Home | Archiv | Leserbriefe | Impressum



20. November 2019, von Michael Schöfer
Welches Recht gilt?


Die Erfindung des Internet ist mit der Erfindung der Atombombe vergleichbar: Die Welt wird nie wieder so sein wie zuvor, und den Geist bekommen wir nie wieder in die Flasche zurück (selbst wenn wir wollten). Nun ist das Internet zum Glück nicht so destruktiv wie die Atombombe, trotzdem macht uns die dortige Hetze schwer zu schaffen. Doch wir suchen noch nach wirksamen Gegenstrategien. Ich fürchte allerdings, dass manche Vorschläge unzureichend durchdacht sind. Ein Beispiel: Die Antisemitismus-Beauftragten von Bund und Ländern "wünschen sich eine Pflicht für Digitalkonzerne, Staatsanwälten die Klarnamen und IP-Adressen ihrer Nutzer offenzulegen. Bisher würden viele Betreiber die Herausgabe der Daten verweigern, weil sie ihren Sitz im Ausland haben und dort andere Gesetze gelten (...). Künftig müsse das Marktort-Prinzip gelten: Es sollten die Regeln desjenigen Landes gelten, in dem die Menschen das Angebot nutzen." (Süddeutsche)

Klingt oberflächlich betrachtet gut, aber welche Konsequenzen hätte das? Wenn ich den chinesischen Staats- und Parteichef Xi Jinping wegen den Umerziehungslagern in der Provinz Xinjiang hart kritisiere, müssen dann soziale Netzwerke meine Daten an die Machthaber in Peking herausgeben? Schließlich wollen die Antisemitismus-Beauftragten, dass künftig "die Regeln desjenigen Landes gelten, in dem die Menschen das Angebot nutzen". In diesem Fall möglicherweise auch China (meine Leserschaft in der Volksrepublik wird für gewöhnlich unterschätzt). Wenn ich mich über Recep Tayyip Erdogan lustig mache (allerdings nicht so krass wie Jan Böhmermann), werde ich dann in der Türkei zu Recht wegen Beleidigung des Staatspräsidenten angeklagt?
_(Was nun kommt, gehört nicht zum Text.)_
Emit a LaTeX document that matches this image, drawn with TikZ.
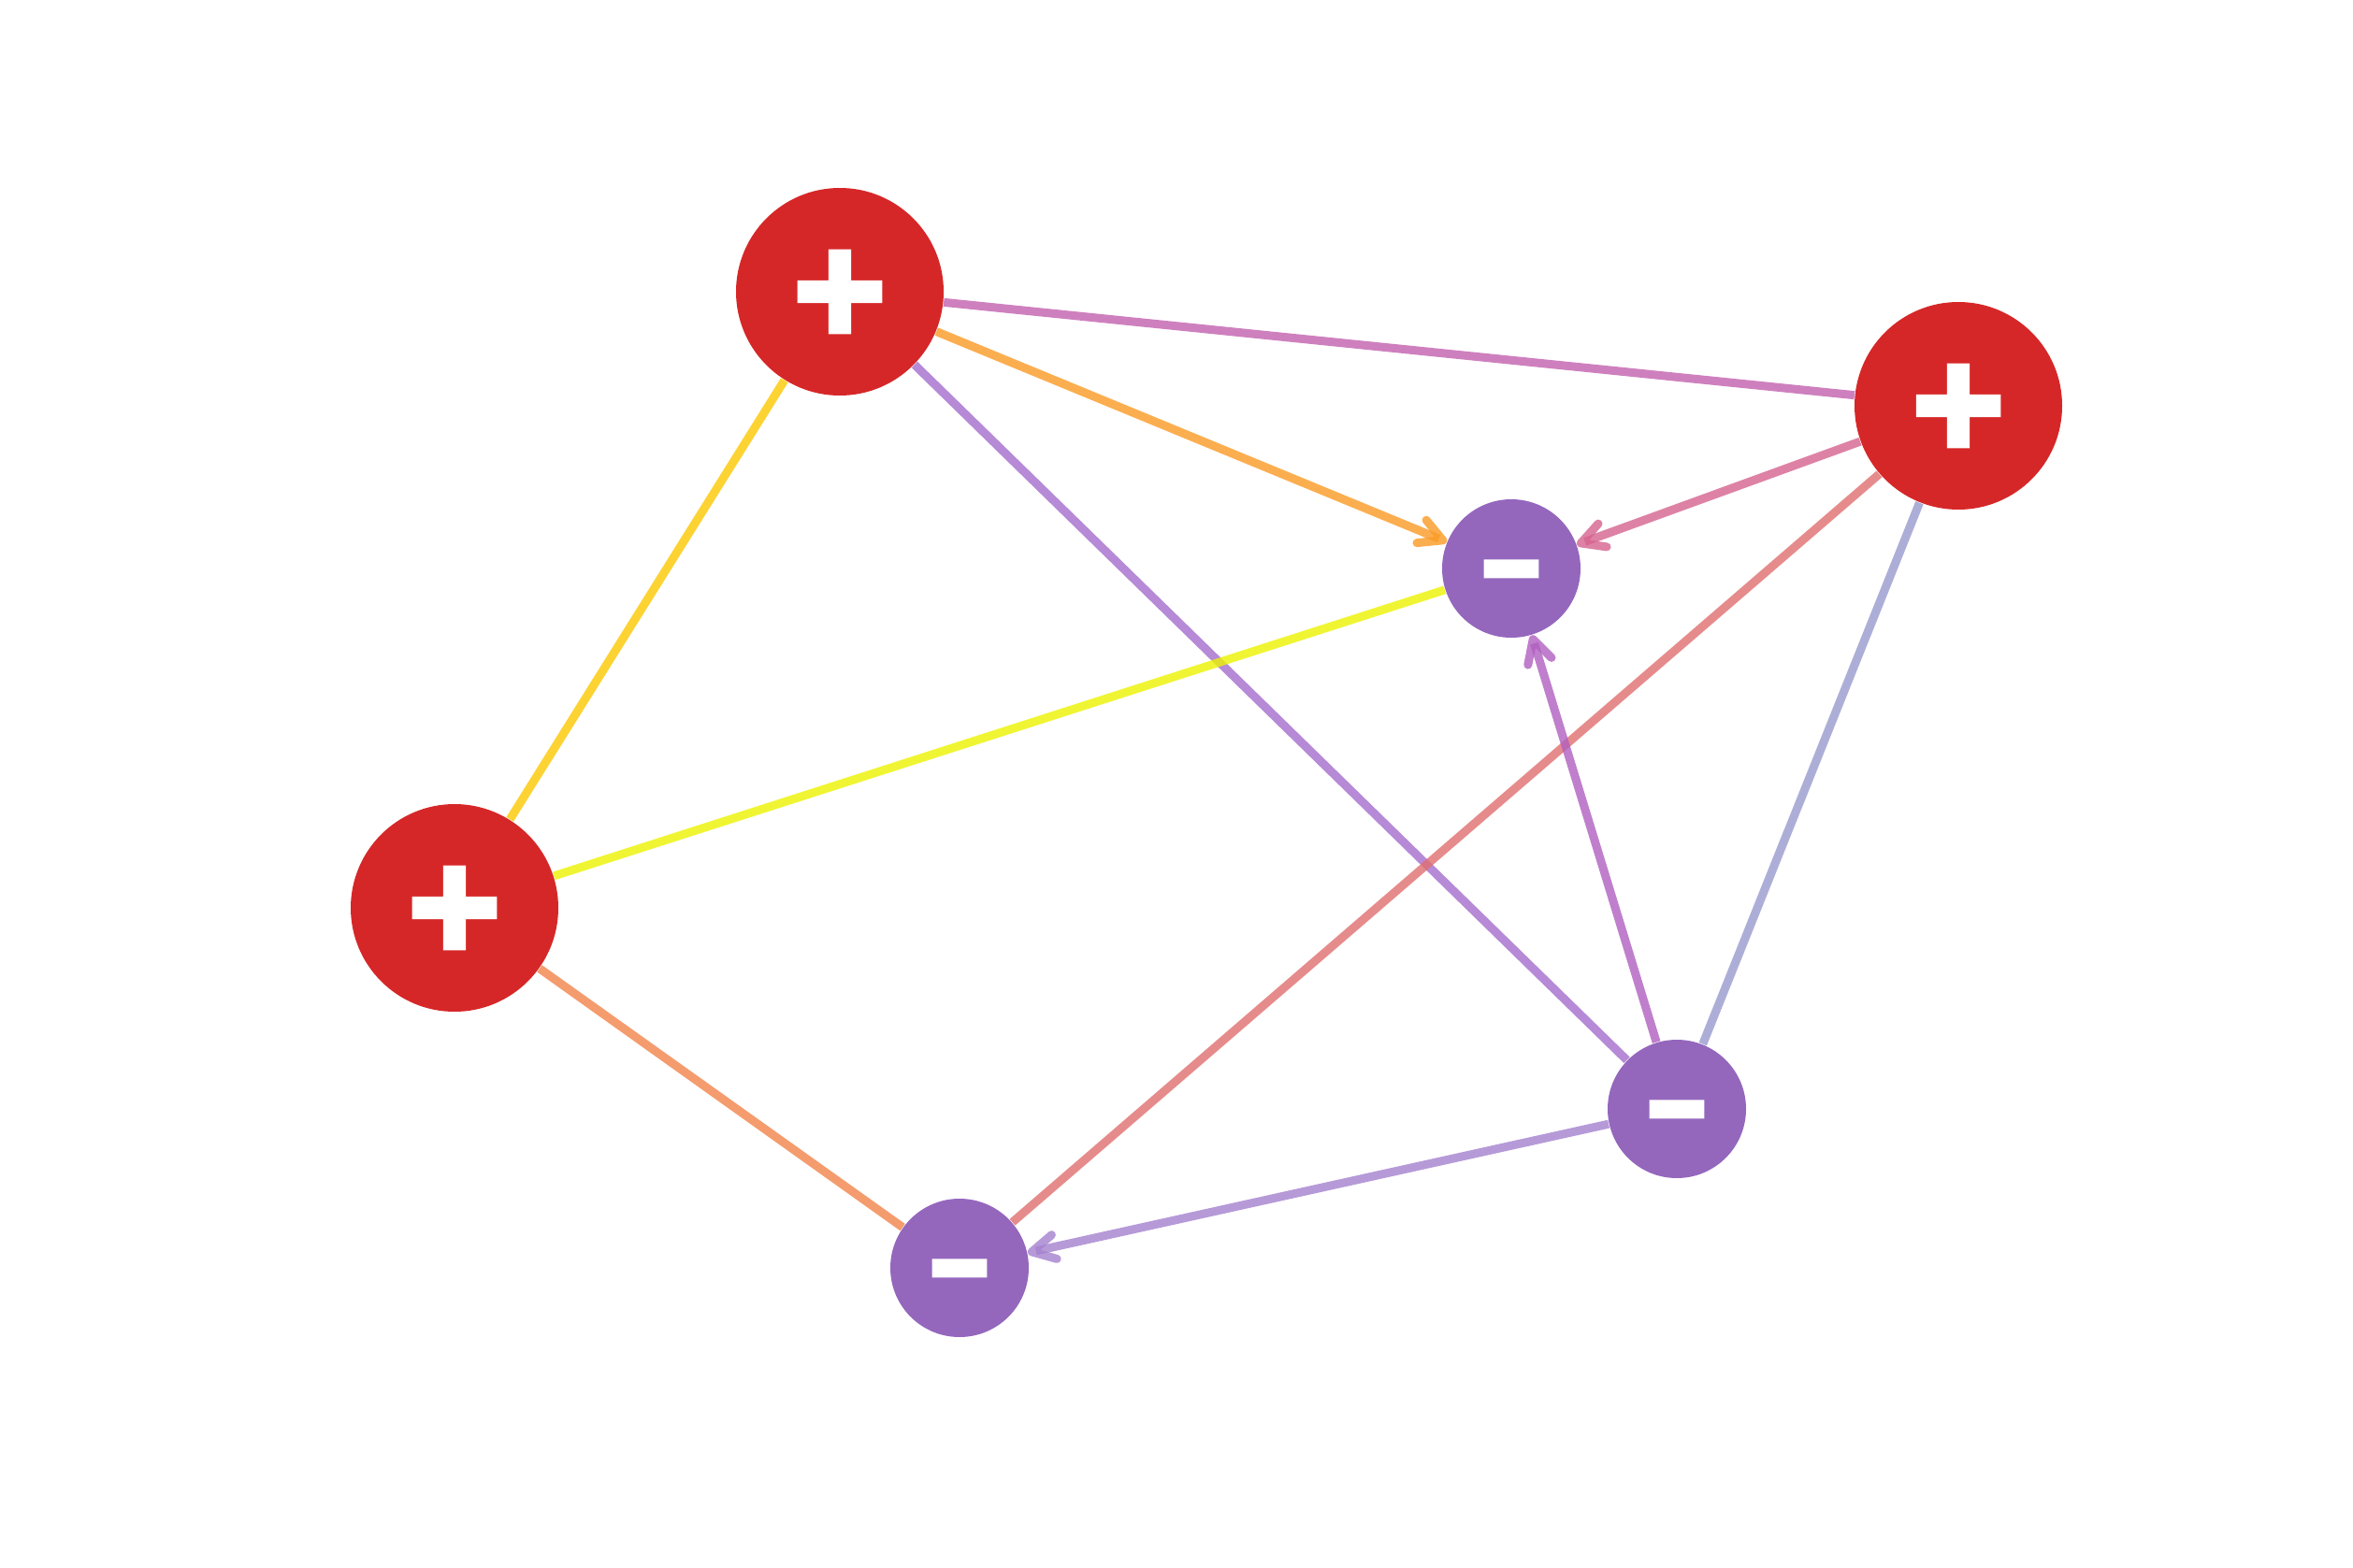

Die Antisemitismus-Beauftragten sagen ja, in diesem Fall müssten die - rechtsstaatswidrigen - Regeln der Türkei gelten.

Das Internet heißt nicht umsonst "World Wide Web". Es ist überall abrufbar, die Wirkung demzufolge gar nicht einzugrenzen. 193 Staaten sind Mitglied der Vereinten Nationen. Welches Recht gilt dann für einen Post, den ich in Deutschland ins Netz setze? Das meines Heimatlandes, in dem Meinungsfreiheit herrscht, oder das von Nordkorea, in dem der kleinste Widerspruch automatisch Lebensgefahr bedeutet? Und muss ich in Zukunft bei jedem Auslandsaufenthalt meine Auslieferung befürchten? Die Forderung der Antisemitismus-Beauftragten ist wirklich nicht zu Ende gedacht. Nur wenn ich gegen deutsche Gesetze verstoße, den Post aber auch hier in Deutschland ins Netz gestellt habe, macht die Pflicht zur Herausgabe von Daten Sinn.